The core idea is that, for many people, there is a significant difference between their own deaths and the extinction of all humanity.
We all know we are going to die and many of us think that will be the end; there will be no personal afterlife in which we will live on after the death of our earthly bodies. While this is a sad thing, it does not leave most of us with despair. We manage to find meaning in our lives despite knowing that they will end.
By contrast, Scheffler thinks, knowing that humanity will end shortly after we die would fill us with despair and deprive most of our projects and pursuits of meaning.
That is unexpected and interesting.
In place of an outline, I am going to offer some quotations from the lectures that capture his thinking.
It is my contention that the existence of an afterlife, in my nonstandard sense of “afterlife,” matters greatly to us. It matters to us in its own right, and it matters to us because our confidence in the existence of an afterlife is a condition of many other things that we care about continuing to matter to us. (Scheffler 2013, 131)
His argument for this thesis involves two doomsday scenarios. In one, you are asked to imagine that an asteroid will destroy humanity shortly after your death. In the other, you are asked to imagine that humanity ends in a far less violent fashion. Rather than being killed, people no longer have children, meaning that the species will end after a generation.
These are the conclusions he draws after discussing these scenarios.
Although one of the primary reasons the personal afterlife matters to people is that it offers the prospect of personal survival, and although many people desperately wish to survive for as long as possible, a failure to believe in the existence of the personal afterlife is actually much less likely to erode people’s confidence in the value or importance of their worldly pursuits than is a failure to believe in the existence of the collective afterlife, which offers no prospect of personal survival. It is much less likely to lead people to think, to reason, to feel, and to act as if little or nothing was important to them. In these concrete respects, the collective afterlife matters more to people than the personal afterlife. In other words, our confidence that there will be a collective afterlife is, to a much greater extent than our confidence that there will be a personal afterlife, a condition of other things mattering to us here and now. (Scheffler 2013, 174)
In some very basic respects, our own survival, and even the survival of those we love and care about most deeply, matters less to us than the survival of strangers, the survival of humanity itself. … I am not underestimating our powerful impulses to personal survival or the deep terror that many people feel when contemplating their own deaths. Nor am I denying the importance of self-interested motivations in ordinary human behavior. My point is that despite the power of these attitudes, there is a very specific sense in which our own survival is less important to us than the survival of the human race.

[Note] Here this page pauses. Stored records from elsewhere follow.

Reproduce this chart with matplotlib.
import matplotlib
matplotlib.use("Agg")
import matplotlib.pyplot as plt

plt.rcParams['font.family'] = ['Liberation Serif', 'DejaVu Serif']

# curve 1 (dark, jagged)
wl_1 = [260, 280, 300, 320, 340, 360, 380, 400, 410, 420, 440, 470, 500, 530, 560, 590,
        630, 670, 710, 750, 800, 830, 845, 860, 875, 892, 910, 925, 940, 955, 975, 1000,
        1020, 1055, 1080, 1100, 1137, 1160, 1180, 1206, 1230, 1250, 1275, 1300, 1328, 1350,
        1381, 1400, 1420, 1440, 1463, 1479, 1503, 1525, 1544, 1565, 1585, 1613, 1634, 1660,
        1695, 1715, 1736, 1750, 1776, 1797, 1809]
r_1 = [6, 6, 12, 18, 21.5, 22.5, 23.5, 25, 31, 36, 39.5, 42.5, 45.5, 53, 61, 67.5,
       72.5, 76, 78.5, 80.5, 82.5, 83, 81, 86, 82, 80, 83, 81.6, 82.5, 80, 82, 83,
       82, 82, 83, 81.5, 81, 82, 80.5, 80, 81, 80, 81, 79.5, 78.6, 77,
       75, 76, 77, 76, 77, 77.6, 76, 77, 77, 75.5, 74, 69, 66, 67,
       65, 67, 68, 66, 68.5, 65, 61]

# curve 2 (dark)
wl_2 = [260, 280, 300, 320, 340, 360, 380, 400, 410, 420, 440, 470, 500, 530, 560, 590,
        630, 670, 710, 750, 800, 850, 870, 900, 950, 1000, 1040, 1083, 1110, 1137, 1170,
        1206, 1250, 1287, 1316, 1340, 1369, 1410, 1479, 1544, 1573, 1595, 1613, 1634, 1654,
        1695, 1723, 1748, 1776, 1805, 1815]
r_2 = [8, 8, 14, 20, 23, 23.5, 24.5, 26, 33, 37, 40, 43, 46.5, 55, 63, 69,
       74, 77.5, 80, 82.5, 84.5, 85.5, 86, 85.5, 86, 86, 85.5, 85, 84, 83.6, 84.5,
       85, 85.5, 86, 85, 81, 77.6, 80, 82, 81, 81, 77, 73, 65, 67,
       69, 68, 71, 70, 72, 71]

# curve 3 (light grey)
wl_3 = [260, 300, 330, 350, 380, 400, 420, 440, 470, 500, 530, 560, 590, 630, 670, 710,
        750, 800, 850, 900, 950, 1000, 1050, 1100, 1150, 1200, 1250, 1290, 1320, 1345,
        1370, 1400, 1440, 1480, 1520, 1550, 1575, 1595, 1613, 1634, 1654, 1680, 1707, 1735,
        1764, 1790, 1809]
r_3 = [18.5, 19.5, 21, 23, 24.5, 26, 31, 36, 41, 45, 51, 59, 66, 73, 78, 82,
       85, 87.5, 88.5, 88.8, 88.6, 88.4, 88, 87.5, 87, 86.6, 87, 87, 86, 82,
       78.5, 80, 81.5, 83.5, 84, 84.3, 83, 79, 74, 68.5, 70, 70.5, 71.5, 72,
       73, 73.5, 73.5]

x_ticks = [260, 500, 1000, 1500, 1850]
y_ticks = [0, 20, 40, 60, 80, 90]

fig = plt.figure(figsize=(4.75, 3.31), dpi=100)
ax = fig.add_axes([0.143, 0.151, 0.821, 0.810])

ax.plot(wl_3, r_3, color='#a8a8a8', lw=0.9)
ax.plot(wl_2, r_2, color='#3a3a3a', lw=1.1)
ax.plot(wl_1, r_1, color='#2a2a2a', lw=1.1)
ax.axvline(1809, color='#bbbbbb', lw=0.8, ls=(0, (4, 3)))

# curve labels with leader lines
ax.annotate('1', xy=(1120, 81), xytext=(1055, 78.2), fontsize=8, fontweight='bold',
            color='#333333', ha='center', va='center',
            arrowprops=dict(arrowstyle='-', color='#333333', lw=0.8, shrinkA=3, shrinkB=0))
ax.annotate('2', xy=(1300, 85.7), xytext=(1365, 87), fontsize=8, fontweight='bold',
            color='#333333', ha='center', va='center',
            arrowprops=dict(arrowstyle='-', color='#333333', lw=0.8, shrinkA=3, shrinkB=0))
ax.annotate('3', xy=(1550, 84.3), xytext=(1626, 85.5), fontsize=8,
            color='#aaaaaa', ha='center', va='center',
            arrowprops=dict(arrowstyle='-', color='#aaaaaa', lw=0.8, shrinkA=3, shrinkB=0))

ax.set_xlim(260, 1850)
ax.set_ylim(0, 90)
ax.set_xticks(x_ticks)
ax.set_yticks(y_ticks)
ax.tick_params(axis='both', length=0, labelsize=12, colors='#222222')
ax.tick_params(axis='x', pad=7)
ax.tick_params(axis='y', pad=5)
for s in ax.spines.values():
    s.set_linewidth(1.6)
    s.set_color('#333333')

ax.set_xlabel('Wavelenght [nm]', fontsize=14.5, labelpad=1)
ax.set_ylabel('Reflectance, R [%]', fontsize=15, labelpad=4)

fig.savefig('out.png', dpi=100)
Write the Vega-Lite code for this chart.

The prospect of the imminent disappearance of the race poses a far greater threat to our ability to treat other things as mattering to us, and, in so doing, it poses a far greater threat to our continued ability to lead value-laden lives. (Scheffler 2013, 174–75)
I made a couple digressions in class that I wanted to back up.
First: the dark forest hypothesis. This is one, disquieting, explanation of why we have not found alien life. It will sound familiar. And if you like this kind of thing, Liu Cixin’s trilogy starting with The Three Body Problem is very interesting.
Second: projections of world population.
Most people now live in countries where two or fewer children are born for every two adults. If all people in the United States today lived through their reproductive years and had babies at an average pace, then it would add up to about 1.66 births per woman. In Europe, that number is 1.5; in East Asia, 1.2; in Latin America, 1.9. Any worldwide average of fewer than two children per two adults means our population shrinks and in the long run each new generation is smaller than the one before. If the world’s fertility rate were the same as in the United States today, then the global population would fall from a peak of around 10 billion to less than two billion about 300 years later, over perhaps 10 generations. And if family sizes remained small, we would continue declining.
Finally, I mentioned something I called the “discount rate.” Wikipedia has a reasonable introduction to the concept.